BILLINGS — A new study published in the journal Science found that turtles and tortoises may age differently than what was previously thought, and ZooMontana contributed data to that national study.
The data collected at ZooMontana, along with many other zoos and aquariums across the world, was used by researchers from Species360 Conservation Science Alliance and the University of Southern Denmark to study 52 species of turtles and tortoises. ZooMontana is constantly adding their research and data to Species360 Zoological Information Management System, or ZIMS. ZIMS data was then used to conduct this study.

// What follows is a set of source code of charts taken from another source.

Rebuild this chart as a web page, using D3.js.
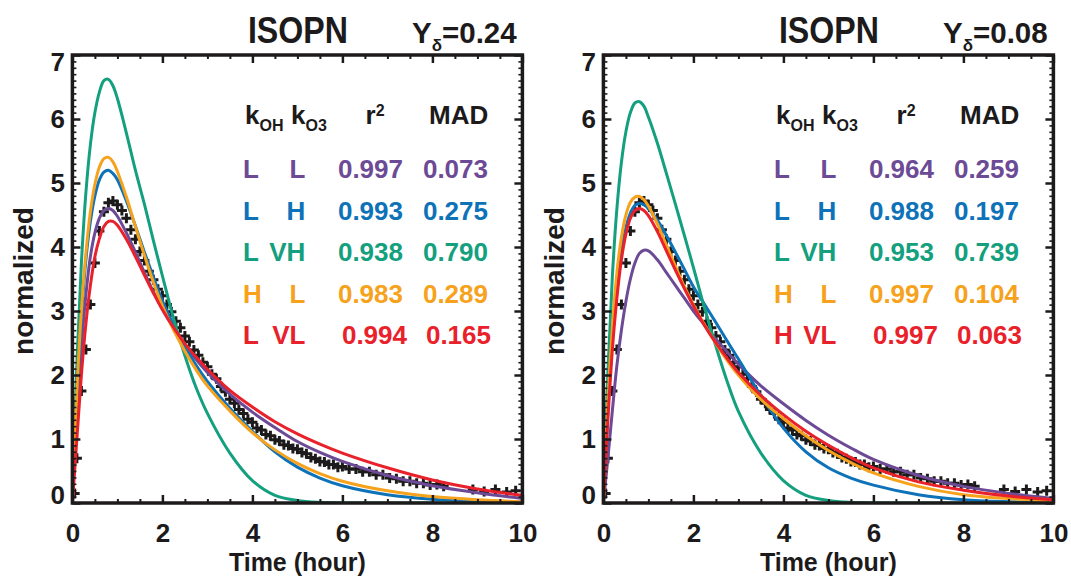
<!DOCTYPE html>
<html>
<head>
    <title>ISOPN normalized decay</title>
    <script src='https://d3js.org/d3.v7.min.js'></script>
    <style>
        html, body {margin: 0; padding: 0; background: #fff;}
        svg text {font-family: 'Liberation Sans', Arial, Helvetica, sans-serif; font-weight: bold; fill: #1c1a1b;}
    </style>
</head>
<body>
<div id="vis"></div>
<script>

// model time axis (hours) shared by every fitted curve
var modelTime = [0, 0.1, 0.2, 0.3, 0.4, 0.5, 0.6, 0.7, 0.8, 0.9, 1.0, 1.2, 1.4, 1.6, 1.8, 2.0, 2.25, 2.5, 2.75, 3.0, 3.5, 4.0, 4.5, 5.0, 5.5, 6.0, 7.0, 8.0, 9.0, 10.0];

// left panel (Y_delta = 0.24)
var leftLL  = [0, 1.35, 2.45, 3.25, 3.85, 4.22, 4.45, 4.57, 4.6, 4.57, 4.48, 4.22, 3.92, 3.6, 3.3, 3.03, 2.73, 2.47, 2.24, 2.04, 1.7, 1.42, 1.18, 0.96, 0.79, 0.65, 0.43, 0.27, 0.16, 0.07];
var leftLH  = [0, 1.65, 2.9, 3.8, 4.4, 4.8, 5.05, 5.17, 5.2, 5.15, 5.05, 4.72, 4.33, 3.92, 3.53, 3.16, 2.78, 2.45, 2.15, 1.9, 1.48, 1.12, 0.8, 0.56, 0.39, 0.27, 0.13, 0.06, 0.03, 0.01];
var leftLVH = [0, 2.2, 3.75, 4.85, 5.6, 6.1, 6.42, 6.6, 6.62, 6.52, 6.32, 5.78, 5.2, 4.67, 4.1, 3.55, 2.88, 2.3, 1.8, 1.4, 0.78, 0.35, 0.12, 0.04, 0.01, 0, 0, 0, 0, 0];
var leftHL  = [0, 1.75, 3.0, 3.9, 4.55, 4.98, 5.25, 5.38, 5.4, 5.33, 5.18, 4.78, 4.32, 3.87, 3.45, 3.08, 2.7, 2.37, 2.08, 1.83, 1.44, 1.1, 0.83, 0.62, 0.46, 0.34, 0.19, 0.1, 0.05, 0.02];
var leftLVL = [0, 1.0, 2.0, 2.8, 3.4, 3.85, 4.13, 4.32, 4.4, 4.4, 4.34, 4.12, 3.85, 3.56, 3.28, 3.02, 2.74, 2.49, 2.28, 2.09, 1.76, 1.5, 1.27, 1.08, 0.92, 0.78, 0.55, 0.36, 0.22, 0.12];

// right panel (Y_delta = 0.08)
var rightLL  = [0, 0.7, 1.45, 2.15, 2.7, 3.15, 3.5, 3.75, 3.9, 3.95, 3.94, 3.8, 3.6, 3.4, 3.2, 3.0, 2.78, 2.56, 2.36, 2.17, 1.83, 1.55, 1.29, 1.06, 0.86, 0.68, 0.43, 0.26, 0.15, 0.07];
var rightLH  = [0, 1.45, 2.55, 3.35, 3.92, 4.3, 4.53, 4.65, 4.68, 4.66, 4.6, 4.42, 4.18, 3.92, 3.65, 3.38, 3.1, 2.82, 2.53, 2.25, 1.68, 1.17, 0.8, 0.55, 0.39, 0.28, 0.13, 0.05, 0.02, 0.01];
var rightLVH = [0, 2.05, 3.55, 4.6, 5.32, 5.8, 6.1, 6.25, 6.27, 6.2, 6.03, 5.62, 5.15, 4.67, 4.18, 3.68, 3.04, 2.45, 1.9, 1.43, 0.78, 0.35, 0.12, 0.04, 0.01, 0, 0, 0, 0, 0];
var rightHL  = [0, 1.6, 2.75, 3.6, 4.15, 4.5, 4.7, 4.78, 4.79, 4.74, 4.64, 4.36, 4.03, 3.7, 3.38, 3.1, 2.78, 2.49, 2.23, 2.0, 1.62, 1.32, 1.05, 0.82, 0.63, 0.47, 0.26, 0.13, 0.07, 0.03];
var rightHVL = [0, 1.3, 2.4, 3.2, 3.8, 4.2, 4.45, 4.57, 4.6, 4.57, 4.49, 4.24, 3.94, 3.64, 3.35, 3.08, 2.77, 2.5, 2.26, 2.04, 1.68, 1.38, 1.12, 0.9, 0.71, 0.55, 0.33, 0.2, 0.11, 0.05];

// measured points (same in both panels)
var obsTime = [0.05, 0.1, 0.2, 0.3, 0.4, 0.5, 0.6, 0.7, 0.8, 0.9,
    1.0, 1.1, 1.2, 1.3, 1.4, 1.5, 1.6, 1.7, 1.8, 1.9,
    2.0, 2.1, 2.2, 2.3, 2.4, 2.5, 2.6, 2.7, 2.8, 2.9,
    3.0, 3.1, 3.2, 3.3, 3.4, 3.5, 3.6, 3.7, 3.8, 3.9,
    4.0, 4.1, 4.2, 4.3, 4.4, 4.5, 4.6, 4.7, 4.8, 4.9,
    5.0, 5.1, 5.2, 5.3, 5.4, 5.5, 5.6, 5.7, 5.8, 5.9,
    6.0, 6.15, 6.3, 6.45, 6.6, 6.75, 6.9, 7.05, 7.2, 7.35,
    7.5, 7.65, 7.8, 7.95, 8.1, 8.25, 8.9, 9.15, 9.4, 9.65, 9.85];
var obsValue = [0.15, 0.7, 1.75, 2.4, 3.1, 3.75, 4.25, 4.55, 4.69, 4.72,
    4.66, 4.57, 4.45, 4.27, 4.12, 3.93, 3.79, 3.62, 3.49, 3.34,
    3.24, 3.10, 2.99, 2.84, 2.74, 2.61, 2.52, 2.39, 2.31, 2.20,
    2.13, 2.01, 1.94, 1.82, 1.74, 1.62, 1.56, 1.46, 1.40, 1.31,
    1.26, 1.17, 1.14, 1.07, 1.05, 0.99, 0.97, 0.91, 0.90, 0.85,
    0.84, 0.79, 0.77, 0.71, 0.69, 0.65, 0.64, 0.60, 0.60, 0.56,
    0.57, 0.53, 0.53, 0.49, 0.49, 0.44, 0.44, 0.39, 0.38, 0.34,
    0.34, 0.31, 0.31, 0.28, 0.29, 0.26, 0.21, 0.18, 0.21, 0.17, 0.19];

// legend table
var leftKOH = ['L', 'L', 'L', 'H', 'L'];
var leftKO3 = ['L', 'H', 'VH', 'L', 'VL'];
var leftR2  = [0.997, 0.993, 0.938, 0.983, 0.994];
var leftMAD = [0.073, 0.275, 0.790, 0.289, 0.165];
var rightKOH = ['L', 'L', 'L', 'H', 'H'];
var rightKO3 = ['L', 'H', 'VH', 'L', 'VL'];
var rightR2  = [0.964, 0.988, 0.953, 0.997, 0.997];
var rightMAD = [0.259, 0.197, 0.739, 0.104, 0.063];
var seriesColors = ['#6c4a96', '#0e72b8', '#14a07f', '#f6a21d', '#e9212b'];

var titles = ['ISOPN', 'ISOPN'];
var yieldValues = ['0.24', '0.08'];
var xTicks = [0, 2, 4, 6, 8, 10];
var yTicks = [0, 1, 2, 3, 4, 5, 6, 7];

var width = 1071, height = 576;
var plotTop = 55, plotBottom = 503, plotWidth = 450;

var svg = d3.select('#vis').append('svg')
    .attr('width', width)
    .attr('height', height);

var panels = [
    {left: 72.4, curves: [leftLL, leftLH, leftLVH, leftHL, leftLVL], koh: leftKOH, ko3: leftKO3, r2: leftR2, mad: leftMAD},
    {left: 603.4, curves: [rightLL, rightLH, rightLVH, rightHL, rightHVL], koh: rightKOH, ko3: rightKO3, r2: rightR2, mad: rightMAD}
];

panels.forEach(function(p, i) { draw_panel(p, i); });

function style_axis(g, w) {
    g.select('.domain').remove();
    g.selectAll('line').attr('stroke', '#1c1a1b').attr('stroke-width', w);
    g.selectAll('text').attr('font-size', 26);
}

function draw_panel(p, i) {
    var x = d3.scaleLinear().domain([0, 10]).range([p.left, p.left + plotWidth]);
    var y = d3.scaleLinear().domain([0, 7]).range([plotBottom, plotTop]);
    var g = svg.append('g');

    g.append('clipPath').attr('id', 'clip' + i)
        .append('rect')
        .attr('x', p.left).attr('y', plotTop)
        .attr('width', plotWidth).attr('height', plotBottom - plotTop);

    var plot = g.append('g').attr('clip-path', 'url(#clip' + i + ')');

    // measured points as crosses
    plot.selectAll('.obs').data(obsTime).enter().append('path')
        .attr('class', 'obs')
        .attr('d', 'M-5,0H5M0,-5V5')
        .attr('transform', function(d, j) { return 'translate(' + x(d) + ',' + y(obsValue[j]) + ')'; })
        .attr('fill', 'none')
        .attr('stroke', '#1c1a1b')
        .attr('stroke-width', 3);

    var line = d3.line()
        .x(function(d, j) { return x(modelTime[j]); })
        .y(function(d) { return y(d); })
        .curve(d3.curveCatmullRom.alpha(0.5));

    p.curves.forEach(function(c, k) {
        plot.append('path')
            .attr('d', line(c))
            .attr('fill', 'none')
            .attr('stroke', seriesColors[k])
            .attr('stroke-width', 3);
    });

    // axes, ticks pointing inward
    var xMinor = d3.range(0.5, 10, 0.5).filter(function(d) { return d % 2 != 0; });
    var yMinor = d3.range(1, 70).filter(function(d) { return d % 10 != 0; }).map(function(d) { return d / 10; });

    var gb = g.append('g').attr('transform', 'translate(0,' + plotBottom + ')')
        .call(d3.axisBottom(x).tickValues(xTicks).tickSize(-8).tickSizeOuter(0).tickPadding(20.5).tickFormat(d3.format('d')));
    style_axis(gb, 2.5);
    style_axis(g.append('g').attr('transform', 'translate(0,' + plotBottom + ')')
        .call(d3.axisBottom(x).tickValues(xMinor).tickSize(-4).tickSizeOuter(0).tickFormat('')), 2);
    style_axis(g.append('g').attr('transform', 'translate(0,' + plotTop + ')')
        .call(d3.axisTop(x).tickValues(xTicks).tickSize(-8).tickSizeOuter(0).tickFormat('')), 2.5);
    style_axis(g.append('g').attr('transform', 'translate(0,' + plotTop + ')')
        .call(d3.axisTop(x).tickValues(xMinor).tickSize(-4).tickSizeOuter(0).tickFormat('')), 2);

    var gl = g.append('g').attr('transform', 'translate(' + p.left + ',0)')
        .call(d3.axisLeft(y).tickValues(yTicks).tickSize(-8).tickSizeOuter(0).tickPadding(7.5).tickFormat(d3.format('d')));
    style_axis(gl, 2.5);
    // end labels sit inside the axis range
    gl.selectAll('text').attr('y', function(d) { return d == 7 ? 7.5 : (d == 0 ? -8 : 0); });
    style_axis(g.append('g').attr('transform', 'translate(' + p.left + ',0)')
        .call(d3.axisLeft(y).tickValues(yMinor).tickSize(-4).tickSizeOuter(0).tickFormat('')), 1.6);
    style_axis(g.append('g').attr('transform', 'translate(' + (p.left + plotWidth) + ',0)')
        .call(d3.axisRight(y).tickValues(yTicks).tickSize(-8).tickSizeOuter(0).tickFormat('')), 2.5);
    style_axis(g.append('g').attr('transform', 'translate(' + (p.left + plotWidth) + ',0)')
        .call(d3.axisRight(y).tickValues(yMinor).tickSize(-4).tickSizeOuter(0).tickFormat('')), 1.6);

    g.append('rect')
        .attr('x', p.left).attr('y', plotTop)
        .attr('width', plotWidth).attr('height', plotBottom - plotTop)
        .attr('fill', 'none').attr('stroke', '#1c1a1b').attr('stroke-width', 3.5);

    // titles
    g.append('text')
        .attr('x', p.left + 225.5).attr('y', 43)
        .attr('text-anchor', 'middle')
        .attr('font-size', 36)
        .attr('textLength', 100).attr('lengthAdjust', 'spacingAndGlyphs')
        .text(titles[i]);
    var yd = g.append('text').attr('x', p.left + 339.6).attr('y', 43).attr('font-size', 29.5);
    yd.append('tspan').text('Y');
    yd.append('tspan').attr('font-size', 17).attr('dy', 8).text('\u03b4');
    yd.append('tspan').attr('dy', -8).text('=' + yieldValues[i]);

    g.append('text')
        .attr('transform', 'translate(' + (p.left - 39.4) + ',281) rotate(-90)')
        .attr('text-anchor', 'middle')
        .attr('font-size', 28)
        .text('normalized');
    g.append('text')
        .attr('x', p.left + 225).attr('y', 571)
        .attr('text-anchor', 'middle')
        .attr('font-size', 25)
        .text('Time (hour)');

    // legend header
    var h1 = g.append('text').attr('x', p.left + 172.6).attr('y', 124).attr('font-size', 26);
    h1.append('tspan').text('k');
    h1.append('tspan').attr('font-size', 16).attr('dy', 7).text('OH');
    var h2 = g.append('text').attr('x', p.left + 218.6).attr('y', 124).attr('font-size', 26);
    h2.append('tspan').text('k');
    h2.append('tspan').attr('font-size', 16).attr('dy', 7).text('O3');
    var h3 = g.append('text').attr('x', p.left + 293.1).attr('y', 124).attr('font-size', 26);
    h3.append('tspan').text('r');
    h3.append('tspan').attr('font-size', 16).attr('dy', -8).text('2');
    g.append('text').attr('x', p.left + 356.6).attr('y', 124).attr('font-size', 26).text('MAD');

    var fmt = d3.format('.3f');
    var rows = g.selectAll('.row').data(p.koh).enter().append('g')
        .attr('class', 'row')
        .attr('transform', function(d, j) { return 'translate(0,' + (178 + j * 41.5) + ')'; });
    rows.append('text').attr('x', p.left + 170.6).attr('font-size', 26)
        .style('fill', function(d, j) { return seriesColors[j]; })
        .text(function(d) { return d; });
    rows.append('text').attr('x', p.left + 233).attr('text-anchor', 'end').attr('font-size', 26)
        .style('fill', function(d, j) { return seriesColors[j]; })
        .text(function(d, j) { return p.ko3[j]; });
    rows.append('text').attr('x', function(d, j) { return p.left + 330.6 + (j == 4 ? 4 : 0); })
        .attr('text-anchor', 'end').attr('font-size', 26)
        .style('fill', function(d, j) { return seriesColors[j]; })
        .text(function(d, j) { return fmt(p.r2[j]); });
    rows.append('text').attr('x', function(d, j) { return p.left + 415.6 + (j == 4 ? 3 : 0); })
        .attr('text-anchor', 'end').attr('font-size', 26)
        .style('fill', function(d, j) { return seriesColors[j]; })
        .text(function(d, j) { return fmt(p.mad[j]); });
}

</script>
</body>
</html>
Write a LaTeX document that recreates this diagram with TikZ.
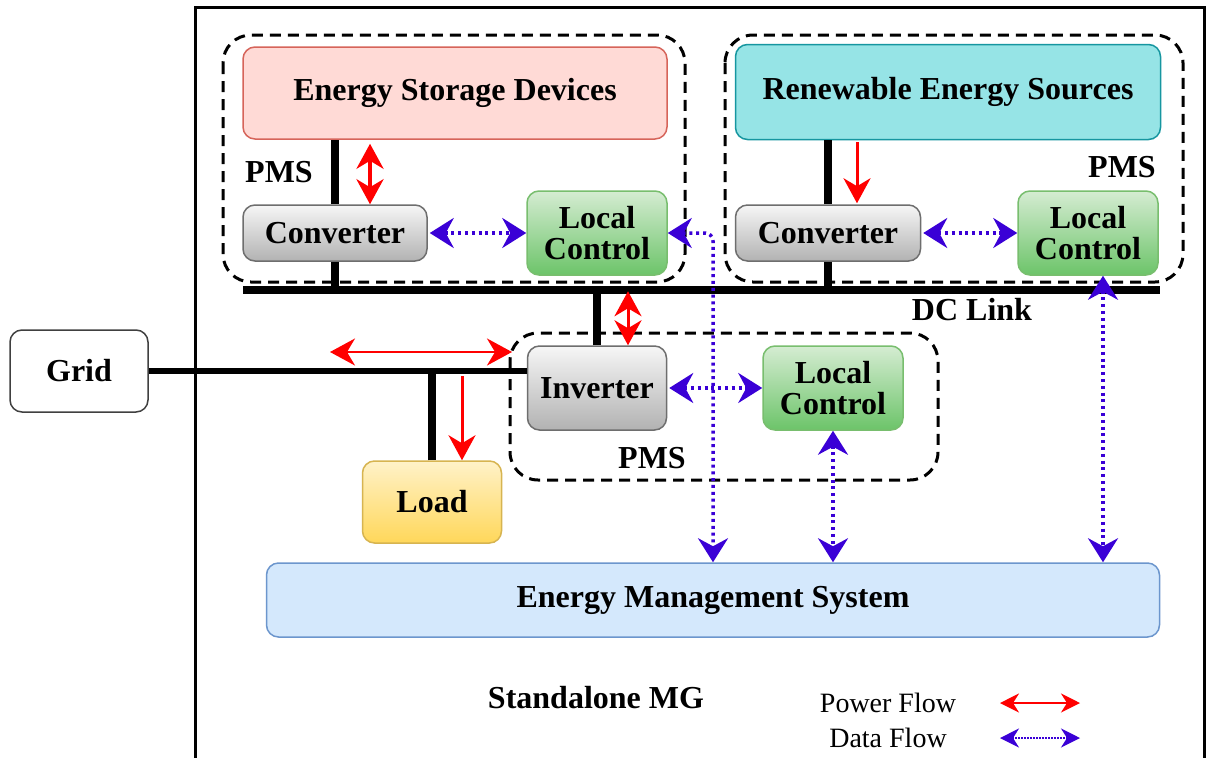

“Turtles and the order of turtles have the ability to essentially slow down their aging,” said ZooMontana Executive Director Jeff Ewelt on Tuesday.
The study, published last month, found that testudines - the order to which tortoises and turtles belong - may defy common evolutionary theories of aging.
“It’s been known that turtles and tortoises live a long time, but what hasn’t been known is why is that? What in them allows them to live longer? And now with this data, we know they’ve got the ability to slow down that aging, which is incredible,” Ewelt said.
How can they slow down their aging? The researchers found that it's the turtles' and tortoises' environments. When living in a zoo setting, the reptiles don't have the daily stress of escaping predators or searching for prey.
“In a situation like at a zoo, when they don’t have to worry about all those external stresses, that essentially is going to be that, quote unquote, perfect environment where these guys can essentially sit back, they can focus on making sure they slow down that aging. And they can be around for a long, long time,” Ewelt said.
Of the turtles and tortoises studied, 80% showed slower aging than modern humans. Some were even found to stop aging. Although they are not immortal and will eventually pass.
“To be just a tiny fraction a part of this, that’s what we’re all about,” said Ewelt.